=== Exercise requirements ===
All of the data below must be repeated exactly.

### Given information

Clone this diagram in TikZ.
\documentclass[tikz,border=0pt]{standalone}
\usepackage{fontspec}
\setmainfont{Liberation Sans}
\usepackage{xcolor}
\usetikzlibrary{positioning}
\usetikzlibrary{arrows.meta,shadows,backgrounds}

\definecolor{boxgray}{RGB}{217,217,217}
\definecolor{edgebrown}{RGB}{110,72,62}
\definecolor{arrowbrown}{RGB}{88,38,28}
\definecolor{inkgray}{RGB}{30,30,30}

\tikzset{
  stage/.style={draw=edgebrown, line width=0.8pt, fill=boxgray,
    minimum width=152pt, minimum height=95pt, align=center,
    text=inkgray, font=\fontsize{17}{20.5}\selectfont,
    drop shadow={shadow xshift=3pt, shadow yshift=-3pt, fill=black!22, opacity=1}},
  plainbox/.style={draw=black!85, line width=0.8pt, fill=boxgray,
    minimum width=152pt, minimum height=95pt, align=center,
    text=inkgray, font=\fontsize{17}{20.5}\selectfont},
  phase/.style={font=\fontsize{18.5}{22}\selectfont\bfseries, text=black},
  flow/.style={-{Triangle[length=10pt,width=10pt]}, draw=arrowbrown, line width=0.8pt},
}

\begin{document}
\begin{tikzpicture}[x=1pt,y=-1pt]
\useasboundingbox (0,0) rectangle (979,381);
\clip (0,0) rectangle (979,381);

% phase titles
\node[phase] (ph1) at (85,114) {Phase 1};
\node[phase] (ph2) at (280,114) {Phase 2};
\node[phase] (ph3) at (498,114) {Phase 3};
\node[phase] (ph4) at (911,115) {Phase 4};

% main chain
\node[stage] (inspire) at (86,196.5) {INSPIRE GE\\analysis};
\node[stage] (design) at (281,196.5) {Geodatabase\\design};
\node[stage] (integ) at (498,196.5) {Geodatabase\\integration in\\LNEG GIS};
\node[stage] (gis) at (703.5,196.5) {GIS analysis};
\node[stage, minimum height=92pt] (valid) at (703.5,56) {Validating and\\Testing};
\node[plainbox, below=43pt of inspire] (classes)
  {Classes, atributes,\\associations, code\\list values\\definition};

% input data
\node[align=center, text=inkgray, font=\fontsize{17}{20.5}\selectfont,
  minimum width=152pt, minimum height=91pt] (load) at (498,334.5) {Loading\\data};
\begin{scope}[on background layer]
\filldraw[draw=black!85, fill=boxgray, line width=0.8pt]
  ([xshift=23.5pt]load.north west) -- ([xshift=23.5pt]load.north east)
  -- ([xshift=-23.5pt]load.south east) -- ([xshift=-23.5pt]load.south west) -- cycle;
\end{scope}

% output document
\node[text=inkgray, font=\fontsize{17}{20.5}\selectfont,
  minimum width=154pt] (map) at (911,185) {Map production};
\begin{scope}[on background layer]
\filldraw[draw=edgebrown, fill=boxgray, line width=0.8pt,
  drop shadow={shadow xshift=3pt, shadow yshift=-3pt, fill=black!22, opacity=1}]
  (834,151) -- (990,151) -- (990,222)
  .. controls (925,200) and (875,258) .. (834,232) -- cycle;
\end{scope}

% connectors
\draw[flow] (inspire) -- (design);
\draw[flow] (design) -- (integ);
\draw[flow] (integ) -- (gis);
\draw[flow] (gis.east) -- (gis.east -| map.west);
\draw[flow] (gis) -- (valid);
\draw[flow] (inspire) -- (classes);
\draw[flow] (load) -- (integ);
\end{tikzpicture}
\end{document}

######

=== The solution ===
Clone this diagram in TikZ.
\documentclass[tikz,border=0pt]{standalone}
\usepackage{fontspec}
\setmainfont{Liberation Sans}
\usepackage{xcolor}
\usetikzlibrary{positioning}
\usetikzlibrary{arrows.meta,shadows,backgrounds}

\definecolor{boxgray}{RGB}{217,217,217}
\definecolor{edgebrown}{RGB}{110,72,62}
\definecolor{arrowbrown}{RGB}{88,38,28}
\definecolor{inkgray}{RGB}{30,30,30}

\tikzset{
  stage/.style={draw=edgebrown, line width=0.8pt, fill=boxgray,
    minimum width=152pt, minimum height=95pt, align=center,
    text=inkgray, font=\fontsize{17}{20.5}\selectfont,
    drop shadow={shadow xshift=3pt, shadow yshift=-3pt, fill=black!22, opacity=1}},
  plainbox/.style={draw=black!85, line width=0.8pt, fill=boxgray,
    minimum width=152pt, minimum height=95pt, align=center,
    text=inkgray, font=\fontsize{17}{20.5}\selectfont},
  phase/.style={font=\fontsize{18.5}{22}\selectfont\bfseries, text=black},
  flow/.style={-{Triangle[length=10pt,width=10pt]}, draw=arrowbrown, line width=0.8pt},
}

\begin{document}
\begin{tikzpicture}[x=1pt,y=-1pt]
\useasboundingbox (0,0) rectangle (979,381);
\clip (0,0) rectangle (979,381);

% phase titles
\node[phase] (ph1) at (85,114) {Phase 1};
\node[phase] (ph2) at (280,114) {Phase 2};
\node[phase] (ph3) at (498,114) {Phase 3};
\node[phase] (ph4) at (911,115) {Phase 4};

% main chain
\node[stage] (inspire) at (86,196.5) {INSPIRE GE\\analysis};
\node[stage] (design) at (281,196.5) {Geodatabase\\design};
\node[stage] (integ) at (498,196.5) {Geodatabase\\integration in\\LNEG GIS};
\node[stage] (gis) at (703.5,196.5) {GIS analysis};
\node[stage, minimum height=92pt] (valid) at (703.5,56) {Validating and\\Testing};
\node[plainbox, below=43pt of inspire] (classes)
  {Classes, atributes,\\associations, code\\list values\\definition};

% input data
\node[align=center, text=inkgray, font=\fontsize{17}{20.5}\selectfont,
  minimum width=152pt, minimum height=91pt] (load) at (498,334.5) {Loading\\data};
\begin{scope}[on background layer]
\filldraw[draw=black!85, fill=boxgray, line width=0.8pt]
  ([xshift=23.5pt]load.north west) -- ([xshift=23.5pt]load.north east)
  -- ([xshift=-23.5pt]load.south east) -- ([xshift=-23.5pt]load.south west) -- cycle;
\end{scope}

% output document
\node[text=inkgray, font=\fontsize{17}{20.5}\selectfont,
  minimum width=154pt] (map) at (911,185) {Map production};
\begin{scope}[on background layer]
\filldraw[draw=edgebrown, fill=boxgray, line width=0.8pt,
  drop shadow={shadow xshift=3pt, shadow yshift=-3pt, fill=black!22, opacity=1}]
  (834,151) -- (990,151) -- (990,222)
  .. controls (925,200) and (875,258) .. (834,232) -- cycle;
\end{scope}

% connectors
\draw[flow] (inspire) -- (design);
\draw[flow] (design) -- (integ);
\draw[flow] (integ) -- (gis);
\draw[flow] (gis.east) -- (gis.east -| map.west);
\draw[flow] (gis) -- (valid);
\draw[flow] (inspire) -- (classes);
\draw[flow] (load) -- (integ);
\end{tikzpicture}
\end{document}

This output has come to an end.